She: You look wonderful! How did you loose that weight?
Me: Thank you! I did weight watchers.
She: That's wonderful. I've tried that one before. You know, folks like us, we're going to struggle with our weight for the rest of our lives.
Me: (probably with a forkful of cake in my mouth) Oohhh. OK. Yeah. Thanks....
Right around when I started the 'ole WW. And when I won fantasy football that year.
It's interesting that I was reminded of this story the evening before I got on the scale for my weekly weigh, only to find that it had kept up, yet again.
Ugh! me thinks. WTF? I mean I know that last night Brandon and I discussed the election results while I ate canoli ice cream with a fork and I know that I had that horrible cold on Monday that could only be made better by shrimp lo mien and I know that I had crystal grill on Sunday night and I know that Saturday night I had that weird anxiety spell and ate cheeze its and easy mac and I know that Friday night Brandon and I went to Websters and I had potato skins but seriously...WTF??
Whoa. Gets intense when you lay it out like that.
A few weeks ago, I thought about saying what you want (it was eight pounds, now its, um, 10 pounds). This week, it's about action.
The alcoholics had it right when they said:
Insanity is doing the same thing over and over again and expecting different results.
Overeating, just like drinking or using drugs or gambling or sex addiction, is just another maladaptive coping skill. It's something that you (me) might do when you don't quite know what else to do or when something feels weird and you don't know what to do about it.
You're probably wondering if I hide in my closet and eat french fries, rocking back and forth when I'm having feelings. Well, no. But you know I love french fries. But I have come to understand that the best healthy eating / exercise program isn't going to do any long term good until you (I) get some insight into yourself (myself) and the relationship you (I) have with food. Or whatever it is that you struggle with.
Anyone feel like their at fat camp?
I quit smoking (sorry mom I lied those few times but aren't you proud of me now!!??) because it was time. I was doing it, it was done, and it's stayed done. I've never had a problem with drugs or alcohol, although adding up being raised in the delta + a few other factors, that's kind of shocking. But that eating. That's what's tough for me.
However, in sticking with the addiction treatment model is where we might find some answers. A bare with me, I'm writing this on the fly with bits and pieces of combined information that I've run across over the years.

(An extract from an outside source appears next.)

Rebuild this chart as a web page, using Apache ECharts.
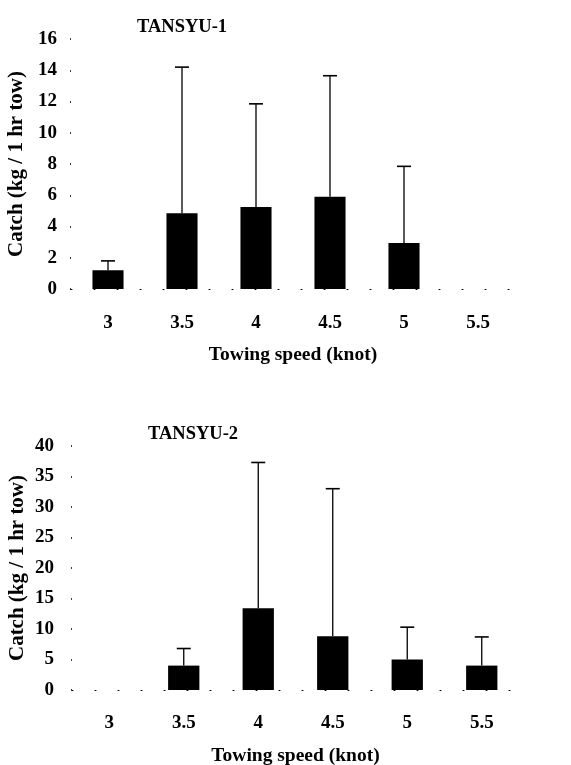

One theory of addiction is that it is rooted in continued delusional thoughts and maladaptive behaviors. Not delusional thoughts like the president told me to order those french fries but delusional thoughts like I'm sick! Only shrimp lo mein will help.
Let's break this down. Is there any medical evidence that shrimp lo mien possesses healing powers? No. Am I frustrated that I'm sick? Yes. So is there a chance that I want the shrimp lo mien because I'm frustrated? Yes. Ah. Is there a chance that I think that since I'm sick I deserve shrimp lo mien. Well of course I deserve shrimp lo mein! I don't feel good!
That's a good, solid example of some delusional thoughts.
And here's another one. That happened like 20 minutes ago!
OK so I gained weight again but this is vegan day. I'll have a PB and J for lunch with a side of salt and vinegar potato chips! Yay! They are vegan and so delicious! This weight will be gone in no time!
Looks insane when you write it out. But again, insanity is doing the same thing over and over again while expecting different results.
Here's an example of a maladaptive behavior:
I'm driving down the road, freaking commuting. I'm bored, I'm ready to be home. I'm over my music. MPB is on my last nerve. Wait! I've got that Kind bar in my purse. It's oh so healthy and claims that you will lose weight if you eat one between meals! Score. I'll eat that. That'll give me something to do for, well, 24 seconds....
I know how to be healthy. I know that maybe turning off the radio and doing some praying or some breathing or some meditating would have helped. I know that calling someone would have made me less bored. I know that salt and vinegar chips are never a healthy choice. I know that shrimp lo mien isn't something that is deserved. I know all of this. In fact, I spend most of my day, five days a week, discussing what is (emotionally) healthy and unhealthy with semi large groups of people. Seriously. The processing rarely stops.
While the processing and the talking and the awareness is important, the doing is just as important. I can recognize these thoughts and behaviors all day long but until I actually start doing something different, the insanity will continue. For me, that means that the weight will continue to creep up and creep up and the next time I see that woman at a wedding she's going to shake her head, tisk, and say I told you so.
Here's to stopping the insanity, my friends.
PS: I kind of feel naked on Howard Street after writing this.